With the exception of an ipad and some coding, the Alt School appears to have taken education back to the 19th Century: A single room school, with a strong focus on the local economy's needs... How much more traditional can you get?! Of course;
1) This won't be to all education stakeholders liking, and
2) This perhaps isn't the best possible model we might hope for
But these two points above are in conflict with each other...
A preferred model might be for these crazy startup people to be allocated a classroom and conduct their startup experiments under the supervision and guidance of qualified educators.
But getting consensus for this would take a lifetime and the techies, who perhaps didn't like school too much as they were introverts and/or because they just wanted to code all day, now have successful careers. They may also have school age kids which can obviously be a powerful motivator for wanting change sooner rather than later.
"The U.S. education sector is highly fragmented and politicized; it's hard to win major contracts for radically new approaches without a lot of tussles. By contrast, in countries such as Chile and Australia, the national authorities can embrace new tools quite quickly and decisively" Ramona Pierson, Declara CEO via Forbes
We all want the best for our kids and, if parents who work in startups feel something isn't working in education and if they have the time, money and influence... Of course they will approach the problem in the way they know best, by getting creative and disruptive. I'll leave you with Susan Cain and the political classes;
"The kids break excitedly into their groups, seating themselves in three large clusters. there's no need to move any furniture. Since so much of the curriculum is designed for group work, the classroom desks are already arranged in pods of seven desks each. The room erupts in a merry din. Some of the kids who'd looked deathly bored during the 10 minute lecture are now chatting with their peers.
But not all of them. When you see the kids as one big mass, they look like a room full of joyfully squirming puppies. But when you focus on individual children - like Maya, a redhead with a ponytail, wire-rimmed glasses and a dreamy expression on her face - you get a strikingly different picture.
Maya is an introvert; she is out of her element in a noisy and over stimulating clasroom where lessons are taught in large groups. Her teacher told me that she'd do much better in a school with a calm atmosphere where she could work with other kids who are "equally hardworking and attentive to detail," and where a larger portion of the day would involve independent work." Susan Cain, Quiet
Meanwhile, back at the "political class" unlike these startup founders, politicians don't even use the service that they are in charge of... as they opt to send their kids to private school instead.

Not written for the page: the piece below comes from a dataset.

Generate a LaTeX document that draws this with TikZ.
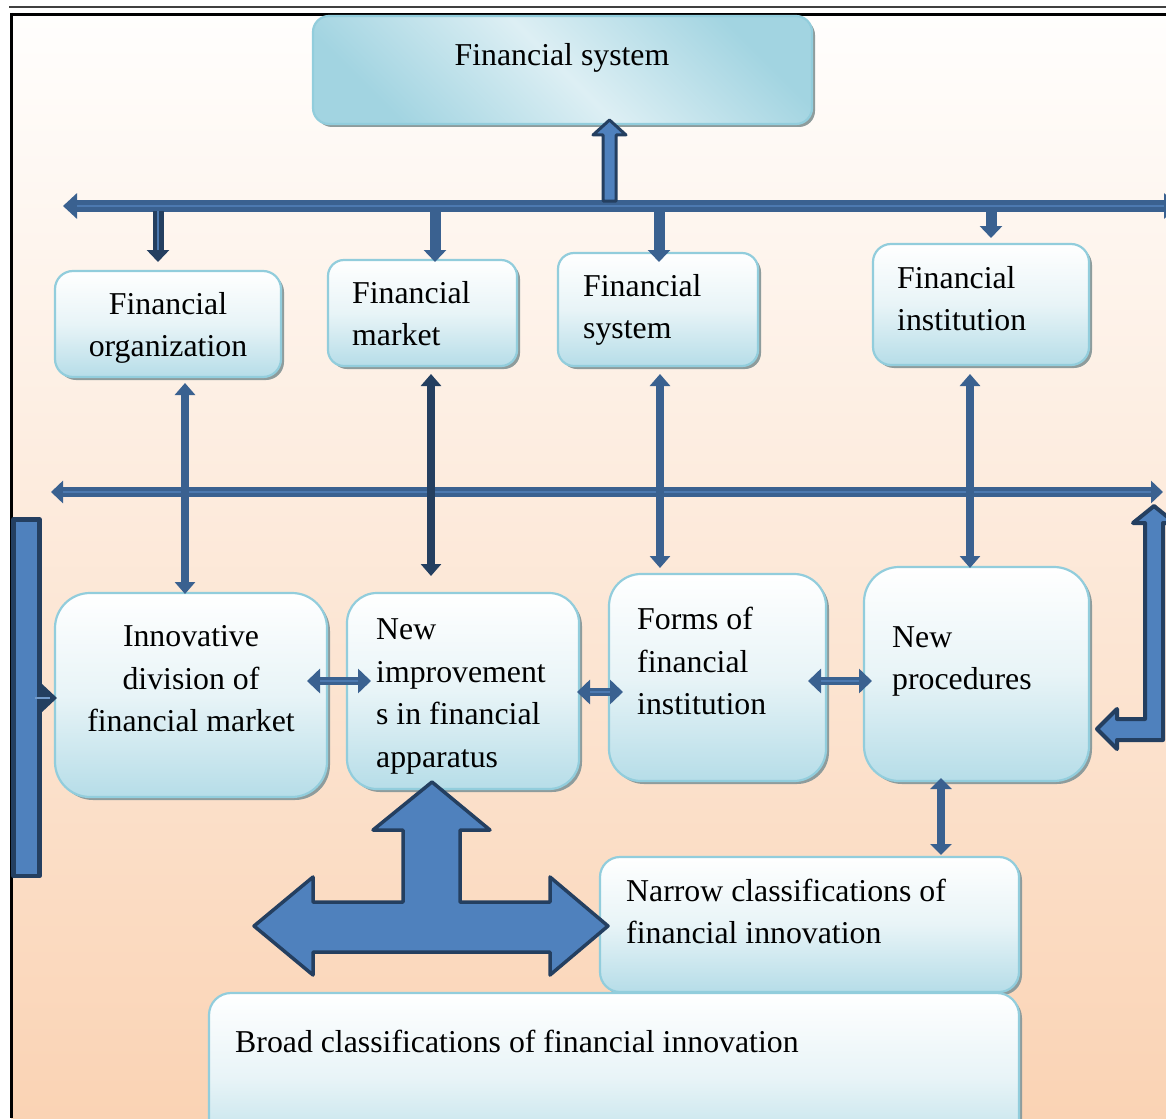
\documentclass[tikz,border=0pt]{standalone}
\usepackage{fontspec}
\setmainfont{Liberation Serif}
\usetikzlibrary{arrows.meta,shadows,calc}
\definecolor{darkc}{HTML}{243F60}
\definecolor{connc}{HTML}{3A6190}
\definecolor{fillc}{HTML}{4F81BD}
\definecolor{hlc}{HTML}{4C79B0}
\definecolor{bordc}{HTML}{92CDDC}
\definecolor{boxb}{HTML}{B6DDE8}
\definecolor{boxm}{HTML}{E8F4F7}
\definecolor{shc}{HTML}{8E9C9C}
\definecolor{bgtop}{HTML}{FFFEFD}
\definecolor{bgbot}{HTML}{FAD3B4}
\definecolor{topd}{HTML}{A2D4E1}
\definecolor{topl}{HTML}{DDEFF4}
\begin{document}
\begin{tikzpicture}[x=1pt,y=-1pt,
  box/.style={rectangle, draw=bordc, line width=2.2pt, top color=white, bottom color=boxb, middle color=boxm,
    drop shadow={shadow xshift=3pt, shadow yshift=-3pt, fill=shc, opacity=1}, inner sep=0pt},
  txt/.style={inner sep=0pt, font=\fontsize{31.8}{42.7}\selectfont, text=black},
  conn/.style={draw=connc, line cap=butt},
  hl/.style={draw=hlc, line width=1.6pt},
  blockarr/.style={draw=darkc, fill=fillc, line join=round},
  bartip/.tip={Triangle[width=25pt,length=14pt]},
  midtip/.tip={Triangle[width=22pt,length=12pt]},
  vtip/.tip={Triangle[width=20pt,length=12pt]},
  dtip/.tip={Triangle[width=22pt,length=12pt]},
  htip/.tip={Triangle[width=24pt,length=13pt]}
]
\useasboundingbox (0,0) rectangle (1166,1118);
% background and frame
\fill[white] (0,0) rectangle (1166,1118);
\shade[top color=bgtop, bottom color=bgbot] (11,15) rectangle (1166,1118);
\draw[black!75, line width=1.8pt] (9,7.3) -- (1166,7.3);
\draw[black, line width=2.6pt] (10,14.3) -- (1166,14.3);
\draw[black, line width=2.6pt] (11.3,13) -- (11.3,1118);

% boxes
\node[box, rounded corners=16pt, left color=topd, right color=topd, middle color=topl, shading angle=135,
  minimum width=499pt, minimum height=108pt] (fsys) at (562.5,70) {};
\node[box, rounded corners=18pt, minimum width=226pt, minimum height=106pt] (org) at (168,324) {};
\node[box, rounded corners=16pt, minimum width=189pt, minimum height=106pt] (mkt) at (422.5,313) {};
\node[box, rounded corners=16pt, minimum width=200pt, minimum height=113pt] (sys) at (658,309.5) {};
\node[box, rounded corners=18pt, minimum width=216pt, minimum height=121pt] (inst) at (981,304.5) {};
\node[box, rounded corners=35pt, minimum width=272pt, minimum height=204pt] (innov) at (191,695) {};
\node[box, rounded corners=30pt, minimum width=232pt, minimum height=196pt] (impr) at (463,691) {};
\node[box, rounded corners=32pt, minimum width=217pt, minimum height=207pt] (forms) at (717.5,677.5) {};
\node[box, rounded corners=35pt, minimum width=225pt, minimum height=214pt] (proc) at (976.5,674) {};
\node[box, rounded corners=20pt, minimum width=419pt, minimum height=135pt] (narrow) at (809.5,924.5) {};
\node[box, rounded corners=22pt, minimum width=810pt, minimum height=170pt] (broad) at (614,1078) {};

% texts
\node[txt] (tfsys) at (562,56.5) {Financial system\strut};
\node[txt, align=center] (torg) at (168,327) {Financial\strut\\organization\strut};
\node[txt, anchor=west, align=left] (tmkt) at (352,316) {Financial\strut\\market\strut};
\node[txt, anchor=west, align=left] (tsys) at (583,309) {Financial\strut\\system\strut};
\node[txt, anchor=west, align=left] (tinst) at (897,301) {Financial\strut\\institution\strut};
\node[txt, align=center] (tinnov) at (191,680.5) {Innovative\strut\\division of\strut\\financial market\strut};
\node[txt, anchor=west, align=left] (timpr) at (376,695) {New\strut\\improvement\strut\\s in financial\strut\\apparatus\strut};
\node[txt, anchor=west, align=left] (tforms) at (637,663.5) {Forms of\strut\\financial\strut\\institution\strut};
\node[txt, anchor=west, align=left] (tproc) at (892,660) {New\strut\\procedures\strut};
\node[txt, anchor=west, align=left] (tnarrow) at (626,914) {Narrow classifications of\strut\\financial innovation\strut};
\node[txt, anchor=west, align=left] (tbroad) at (235,1043.5) {Broad classifications of financial innovation\strut};

% top bar
\coordinate (tbL) at (63,206);
\coordinate (tbR) at (1178,206);
\draw[conn, line width=12.5pt, bartip-bartip] (tbL) -- (tbR);
\draw[hl, shorten <=14pt, shorten >=14pt] (tbL) -- (tbR);

% up arrow to financial system
\draw[blockarr, line width=3pt] (603,201) -- (603,135) -- (593,135) -- (609.5,120) -- (626,135) -- (616,135) -- (616,201) -- cycle;

% down arrows from top bar
\coordinate (d1) at (158,262);
\coordinate (d2) at (435,262);
\coordinate (d3) at (659,262);
\coordinate (d4) at (991,238);
\draw[draw=darkc, line width=11pt, -dtip] (d1 |- 0,211) -- (d1);
\draw[hl, shorten >=12pt] (d1 |- 0,211) -- (d1);
\foreach \d in {d2,d3,d4}{
  \draw[conn, line width=11pt, -dtip] (\d |- 0,211) -- (\d);
}

% middle bar
\coordinate (mbL) at (51,492);
\coordinate (mbR) at (1163,492);
\draw[conn, line width=10pt, midtip-midtip] (mbL) -- (mbR);
\draw[hl, line width=1.3pt, shorten <=12pt, shorten >=12pt] (mbL) -- (mbR);

% vertical double arrows
\coordinate (v1a) at (185,383); \coordinate (v1b) at (185,594);
\coordinate (v2a) at (431,374); \coordinate (v2b) at (431,576);
\coordinate (v3a) at (660,374); \coordinate (v3b) at (660,568);
\coordinate (v4a) at (970,374); \coordinate (v4b) at (970,568);
\draw[conn, line width=8.5pt, vtip-vtip] (v1a) -- (v1b);
\draw[draw=darkc, line width=8.5pt, vtip-vtip] (v2a) -- (v2b);
\draw[conn, line width=8.5pt, vtip-vtip] (v3a) -- (v3b);
\draw[conn, line width=8.5pt, vtip-vtip] (v4a) -- (v4b);

% small horizontal double arrows
\coordinate (h1a) at (307,681); \coordinate (h1b) at (371,681);
\coordinate (h2a) at (577,692); \coordinate (h2b) at (623,692);
\coordinate (h3a) at (808,681); \coordinate (h3b) at (872,681);
\foreach \a/\b in {h1a/h1b,h2a/h2b,h3a/h3b}{
  \draw[conn, line width=8pt, htip-htip] (\a) -- (\b);
  \draw[hl, line width=1.2pt, shorten <=13pt, shorten >=13pt] (\a) -- (\b);
}
% vertical arrow procedures - narrow
\coordinate (pv1) at (941,778); \coordinate (pv2) at (941,855);
\draw[conn, line width=8.5pt, {Triangle[width=21pt,length=11pt]}-{Triangle[width=21pt,length=11pt]}] (pv1) -- (pv2);

% left bar with small arrow
\draw[blockarr, line width=4.5pt] (13.5,519.5) rectangle (39.5,876);
\fill[darkc] (41,683) -- (57,698) -- (41,713) -- cycle;
\draw[draw=fillc!80!white, line width=2pt] (35,698) -- (50,698);

% right L-shaped arrow
\draw[blockarr, line width=4pt] (1154,506) -- (1175,523) -- (1163,523) -- (1163,740) -- (1117,740) -- (1117,749)
  -- (1097,729) -- (1117,709) -- (1117,719) -- (1145,719) -- (1145,523) -- (1133,523) -- cycle;

% big T arrow
\draw[blockarr, line width=3.5pt] (432,782) -- (490,830) -- (460,830) -- (460,902) -- (550,902) -- (550,877)
  -- (608,926) -- (550,975) -- (550,952) -- (313,952) -- (313,975) -- (254,926) -- (313,877) -- (313,902)
  -- (403,902) -- (403,830) -- (373,830) -- cycle;
\end{tikzpicture}
\end{document}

Or what about the fact that many commentators have highlighted the role that social media has played in the 2015 General Election, something that David Cameron dismissed in 2009 with his comment that;
"Too many Twits might make a Twat"
As for Twitter going from being dismissed to 92% roll out in 6 years? Not bad for a small Silicon Valley startup that is only 8 years old. Who's to say the founders of Alt School won't help the politicians and, more importantly, our kids win at education too?